The principal responsibilities are as follows:
- to establish, by testing, whether a given sample of a drug, either locally manufactured or imported, conforms to required specifications and whether packaging is adequate;
- to examine pharmaceutical products suspected to be of questionable efficacy or safety, and to demonstrate and document any evidence of deterioration, contamination, or adulteration;
- to check the stability of products under local conditions of storage.
Other responsibilities that may devolve upon the laboratory include:
- evaluating data supplied by manufacturers concerning product performance;
- determining whether the product label provides appropriate and clear instructions for use;
- advising on planned purchases of drugs within the public sector.
These additional activities require qualified staff and library facilities. However, since they are not directly dependent on the use of laboratory facilities, the necessary resources have not been taken into consideration within this annex.

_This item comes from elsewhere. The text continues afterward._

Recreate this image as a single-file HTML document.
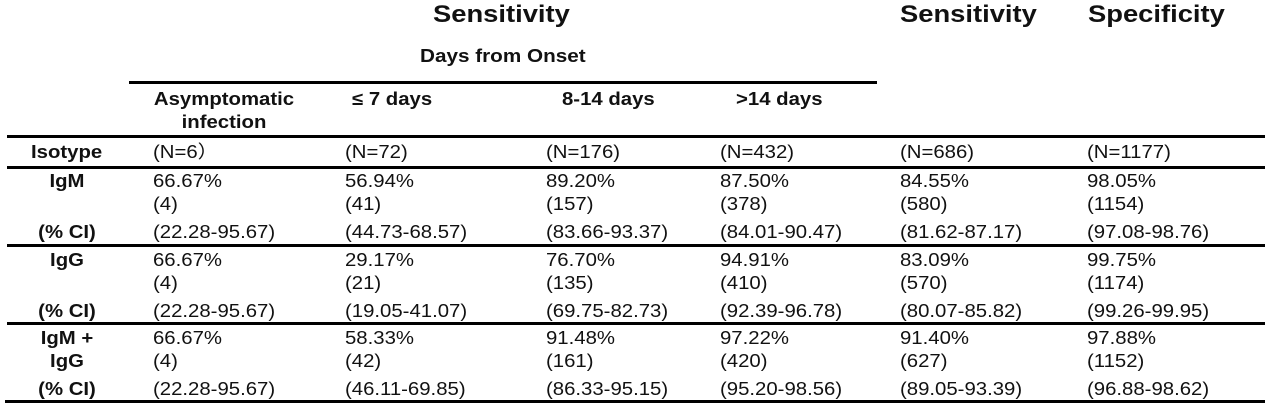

In developed countries, drug-licensing regulations require an independent examination of data supplied by the manufacturer in support of an application for registration of a product. The required pharmaceutical data are detailed in Annex 5 to the twenty-fifth report of the WHO Expert Committee on
Specifications for Pharmaceutical Preparations.1 When resources are available for such work, review and verification of these data by critical examination of pertinent quality specifications may be included among the responsibilities of a large drug control laboratory or it may be undertaken in a separate laboratory associated with the regulatory authority. No provision for these activities has been made in the laboratories described in sections 2 and 3.
1 WHO Technical Report Series, No. 567, 1975.